A resurgence of polio cases in northern India has sent alarm bells ringing across a country that is one of the last holdouts of the virus in the world. Total polio cases in India shot up by more than six times last year to 1,509, up from 268 in 2001, according to health ministry figures. Though the last quarter of 2002 showed some signs of decline, the comeback of the disease, defying publicity and awareness drives, is both embarrassing and worrying government health officials. It also sets back the eradication campaign that is already behind schedule. India has already extended its polio eradication target - from the initial 2000 set by the World Health Organization (WHO) to 2005.

The rise in polio cases, most of them in Uttar Pradesh, was serious enough to cause Health Minister Shatrughan Sinha to announce that the Central government would undertake the polio eradication drive "on a war footing." Uttar Pradesh accounts for 68 percent of the global polio burden. In India alone, it accounted for nearly 80 percent of the cases (1,197) last year. After Uttar Pradesh, its eastern neighbor Bihar had the next highest number of cases. "The rise is embarrassing. But we are also worried that polio might spread from Uttar Pradesh to adjoining densely populated areas," Shobhan Sarkar, head of the polio eradication programme in the government's health ministry, said. The fears are not unfounded.

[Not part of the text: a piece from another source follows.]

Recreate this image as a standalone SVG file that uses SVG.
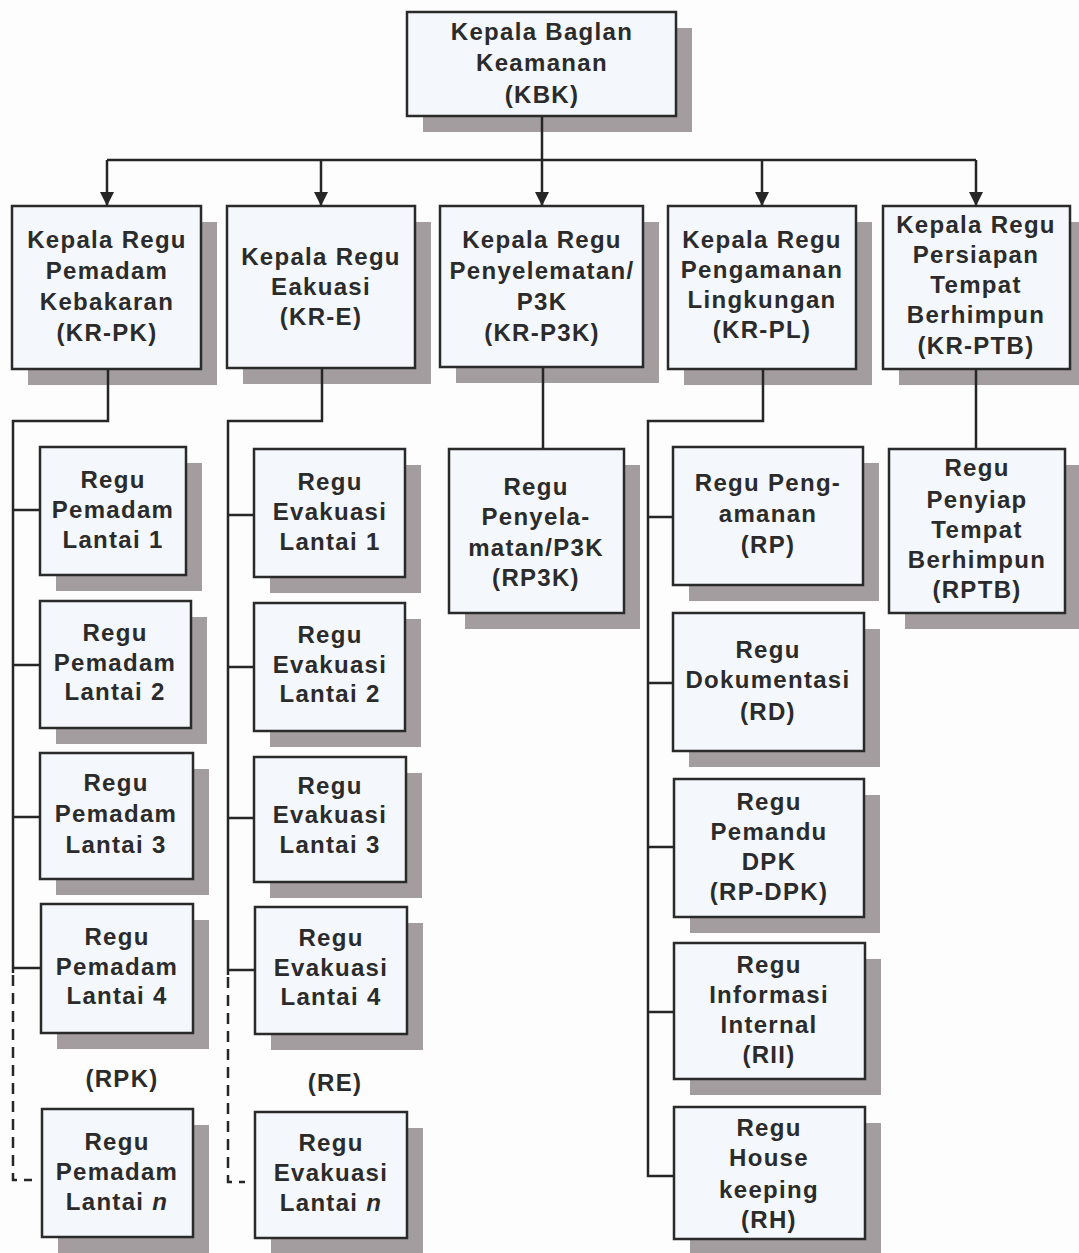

Delhi shares its eastern border with Uttar Pradesh and reported 24 polio cases last year -- mostly in children of slum dwellers who had migrated from Uttar Pradesh. Migrants from Uttar Pradesh increased last year after a severe drought shriveled crops there and destroyed the livelihood of thousands of small and marginal farmers.

The only silver lining appears to be a report in January that indicates that after the alarming rise up to September last year, the number of cases in Uttar Pradesh declined from September to December. The report by Jay Wenger, WHO manager of the independent polio surveillance project, says the monthly figures in Uttar Pradesh fell from 334 in September to 18 in December 2002. But then, maximum cases are recorded in the monsoon months, after which there is a natural decline in transmission of the polio virus. Winter is a lean transmission season for the virus.

Still, a health ministry official said: "Things are looking up, with fewer cases in the last three months. We are keeping our fingers crossed and hoping the trend continues." India has been implementing an intensified Pulse Polio Immunization (PPI) campaign since 1995 - under which all children below five years would be vaccinated. India conducts two immunization campaigns every year, in December and January with a six-week interval between the two. In 1999, India launched additional immunization drives in its eight endemic states, including Uttar Pradesh.

One problem has been the inability to maintain the "cold chain" properly - ensure that the vaccine is under refrigerated conditions until it reaches the child.
The alarm triggered by the spiraling polio cases is such that even academic institutions have joined the anti-polio drive in Uttar Pradesh this year. In the Jan. 5 immunization drive, the Aligarh Muslim University (AMU) vice chancellor led health and social workers in Aligarh and Moradabad districts in a public awareness drive to dispel misconceptions about vaccination. Hollywood star Amitabh Bachchan too was invited in, and polio campaign visuals are aired on prime time on several television channels. Rotary International has tried out novel ideas like giving out rattles, whistles and sunshades to children coming for the polio drops.

Fears of poor families that the polio vaccine may do some harm, were not countered properly. "We are scared to give the anti-polio drops. We go only if we are forced to," says Sharbati, a domestic worker whose family migrated from Uttar Pradesh to Delhi five years ago. She says many in her native village fear the anti-polio drops may make children ill. In the Jan. 5 immunization round, Rotary involved 1,500 volunteers from the state specifically to dispel myths about the vaccination process.

Press reports quoted Uttar Pradesh health minister Phagu Chauhan as conceding that administrative slackness was partly responsible for the rise in polio cases in the state. Another problem has been inability to maintain the "cold chain" properly - ensure that the vaccine is under refrigerated conditions until it reaches the site - despite additional machinery for storage and transportation of the vaccine. There are problems of vaccine shortage too. A health ministry report says that in India, four to five percent of children - mostly in remote rural areas - continue to be missed in the government anti-polio campaign. "Even this four to five percent would still constitute a number of unvaccinated children large enough to keep the virus alive," a health official pointed out.